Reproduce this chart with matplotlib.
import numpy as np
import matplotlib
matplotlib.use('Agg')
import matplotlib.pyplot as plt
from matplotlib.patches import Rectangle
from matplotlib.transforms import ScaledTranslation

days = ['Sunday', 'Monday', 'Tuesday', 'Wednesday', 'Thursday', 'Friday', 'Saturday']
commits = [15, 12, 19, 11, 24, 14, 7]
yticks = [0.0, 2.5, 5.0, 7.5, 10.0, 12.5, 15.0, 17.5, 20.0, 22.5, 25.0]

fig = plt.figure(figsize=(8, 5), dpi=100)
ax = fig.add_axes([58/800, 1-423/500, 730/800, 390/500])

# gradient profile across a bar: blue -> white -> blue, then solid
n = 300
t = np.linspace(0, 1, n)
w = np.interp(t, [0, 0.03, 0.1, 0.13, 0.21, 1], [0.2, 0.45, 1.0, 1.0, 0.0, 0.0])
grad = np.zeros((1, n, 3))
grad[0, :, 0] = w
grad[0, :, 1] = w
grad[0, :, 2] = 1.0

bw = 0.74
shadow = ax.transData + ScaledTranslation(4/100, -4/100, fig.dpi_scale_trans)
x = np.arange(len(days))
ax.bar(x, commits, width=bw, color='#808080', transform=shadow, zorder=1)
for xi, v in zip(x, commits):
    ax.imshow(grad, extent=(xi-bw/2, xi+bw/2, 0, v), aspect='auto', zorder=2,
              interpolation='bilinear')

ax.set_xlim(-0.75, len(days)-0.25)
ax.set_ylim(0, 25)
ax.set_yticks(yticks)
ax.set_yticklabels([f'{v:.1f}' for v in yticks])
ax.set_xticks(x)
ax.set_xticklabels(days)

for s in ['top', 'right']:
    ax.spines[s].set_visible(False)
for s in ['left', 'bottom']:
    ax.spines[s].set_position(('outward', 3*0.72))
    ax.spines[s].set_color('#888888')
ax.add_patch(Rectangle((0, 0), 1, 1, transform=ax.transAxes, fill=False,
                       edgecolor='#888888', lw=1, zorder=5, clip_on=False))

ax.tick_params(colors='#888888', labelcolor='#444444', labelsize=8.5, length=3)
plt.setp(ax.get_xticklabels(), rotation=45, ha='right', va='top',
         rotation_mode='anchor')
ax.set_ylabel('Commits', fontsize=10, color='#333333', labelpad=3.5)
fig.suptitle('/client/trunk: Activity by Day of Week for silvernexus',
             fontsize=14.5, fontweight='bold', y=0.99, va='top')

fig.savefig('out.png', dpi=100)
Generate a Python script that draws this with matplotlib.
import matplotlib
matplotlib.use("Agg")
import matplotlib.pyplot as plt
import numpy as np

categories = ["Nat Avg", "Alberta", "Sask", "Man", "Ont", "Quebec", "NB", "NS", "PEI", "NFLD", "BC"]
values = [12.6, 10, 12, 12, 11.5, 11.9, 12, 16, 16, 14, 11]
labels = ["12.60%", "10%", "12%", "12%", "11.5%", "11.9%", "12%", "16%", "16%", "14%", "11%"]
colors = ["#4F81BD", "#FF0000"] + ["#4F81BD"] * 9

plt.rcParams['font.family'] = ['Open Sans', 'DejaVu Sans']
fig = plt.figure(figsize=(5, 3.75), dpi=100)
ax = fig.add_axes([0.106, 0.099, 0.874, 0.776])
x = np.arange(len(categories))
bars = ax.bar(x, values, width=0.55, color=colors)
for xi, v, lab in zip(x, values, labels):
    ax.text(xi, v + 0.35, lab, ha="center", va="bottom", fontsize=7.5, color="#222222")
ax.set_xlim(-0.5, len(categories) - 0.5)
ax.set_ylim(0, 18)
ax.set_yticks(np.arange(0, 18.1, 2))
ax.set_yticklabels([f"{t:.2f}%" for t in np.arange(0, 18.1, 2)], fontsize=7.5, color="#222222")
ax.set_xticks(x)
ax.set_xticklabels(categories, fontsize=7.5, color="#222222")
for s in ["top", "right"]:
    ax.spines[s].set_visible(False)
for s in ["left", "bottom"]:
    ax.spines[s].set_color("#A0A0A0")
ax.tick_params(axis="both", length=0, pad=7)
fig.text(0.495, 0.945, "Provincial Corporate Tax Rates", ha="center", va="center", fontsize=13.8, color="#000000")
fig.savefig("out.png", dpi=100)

*-*-*

Exercise prompt:
Exactly reproduce every line of the data above.

Task output:
Reproduce this chart with matplotlib.
import numpy as np
import matplotlib
matplotlib.use('Agg')
import matplotlib.pyplot as plt
from matplotlib.patches import Rectangle
from matplotlib.transforms import ScaledTranslation

days = ['Sunday', 'Monday', 'Tuesday', 'Wednesday', 'Thursday', 'Friday', 'Saturday']
commits = [15, 12, 19, 11, 24, 14, 7]
yticks = [0.0, 2.5, 5.0, 7.5, 10.0, 12.5, 15.0, 17.5, 20.0, 22.5, 25.0]

fig = plt.figure(figsize=(8, 5), dpi=100)
ax = fig.add_axes([58/800, 1-423/500, 730/800, 390/500])

# gradient profile across a bar: blue -> white -> blue, then solid
n = 300
t = np.linspace(0, 1, n)
w = np.interp(t, [0, 0.03, 0.1, 0.13, 0.21, 1], [0.2, 0.45, 1.0, 1.0, 0.0, 0.0])
grad = np.zeros((1, n, 3))
grad[0, :, 0] = w
grad[0, :, 1] = w
grad[0, :, 2] = 1.0

bw = 0.74
shadow = ax.transData + ScaledTranslation(4/100, -4/100, fig.dpi_scale_trans)
x = np.arange(len(days))
ax.bar(x, commits, width=bw, color='#808080', transform=shadow, zorder=1)
for xi, v in zip(x, commits):
    ax.imshow(grad, extent=(xi-bw/2, xi+bw/2, 0, v), aspect='auto', zorder=2,
              interpolation='bilinear')

ax.set_xlim(-0.75, len(days)-0.25)
ax.set_ylim(0, 25)
ax.set_yticks(yticks)
ax.set_yticklabels([f'{v:.1f}' for v in yticks])
ax.set_xticks(x)
ax.set_xticklabels(days)

for s in ['top', 'right']:
    ax.spines[s].set_visible(False)
for s in ['left', 'bottom']:
    ax.spines[s].set_position(('outward', 3*0.72))
    ax.spines[s].set_color('#888888')
ax.add_patch(Rectangle((0, 0), 1, 1, transform=ax.transAxes, fill=False,
                       edgecolor='#888888', lw=1, zorder=5, clip_on=False))

ax.tick_params(colors='#888888', labelcolor='#444444', labelsize=8.5, length=3)
plt.setp(ax.get_xticklabels(), rotation=45, ha='right', va='top',
         rotation_mode='anchor')
ax.set_ylabel('Commits', fontsize=10, color='#333333', labelpad=3.5)
fig.suptitle('/client/trunk: Activity by Day of Week for silvernexus',
             fontsize=14.5, fontweight='bold', y=0.99, va='top')

fig.savefig('out.png', dpi=100)
Generate a Python script that draws this with matplotlib.
import matplotlib
matplotlib.use("Agg")
import matplotlib.pyplot as plt
import numpy as np

categories = ["Nat Avg", "Alberta", "Sask", "Man", "Ont", "Quebec", "NB", "NS", "PEI", "NFLD", "BC"]
values = [12.6, 10, 12, 12, 11.5, 11.9, 12, 16, 16, 14, 11]
labels = ["12.60%", "10%", "12%", "12%", "11.5%", "11.9%", "12%", "16%", "16%", "14%", "11%"]
colors = ["#4F81BD", "#FF0000"] + ["#4F81BD"] * 9

plt.rcParams['font.family'] = ['Open Sans', 'DejaVu Sans']
fig = plt.figure(figsize=(5, 3.75), dpi=100)
ax = fig.add_axes([0.106, 0.099, 0.874, 0.776])
x = np.arange(len(categories))
bars = ax.bar(x, values, width=0.55, color=colors)
for xi, v, lab in zip(x, values, labels):
    ax.text(xi, v + 0.35, lab, ha="center", va="bottom", fontsize=7.5, color="#222222")
ax.set_xlim(-0.5, len(categories) - 0.5)
ax.set_ylim(0, 18)
ax.set_yticks(np.arange(0, 18.1, 2))
ax.set_yticklabels([f"{t:.2f}%" for t in np.arange(0, 18.1, 2)], fontsize=7.5, color="#222222")
ax.set_xticks(x)
ax.set_xticklabels(categories, fontsize=7.5, color="#222222")
for s in ["top", "right"]:
    ax.spines[s].set_visible(False)
for s in ["left", "bottom"]:
    ax.spines[s].set_color("#A0A0A0")
ax.tick_params(axis="both", length=0, pad=7)
fig.text(0.495, 0.945, "Provincial Corporate Tax Rates", ha="center", va="center", fontsize=13.8, color="#000000")
fig.savefig("out.png", dpi=100)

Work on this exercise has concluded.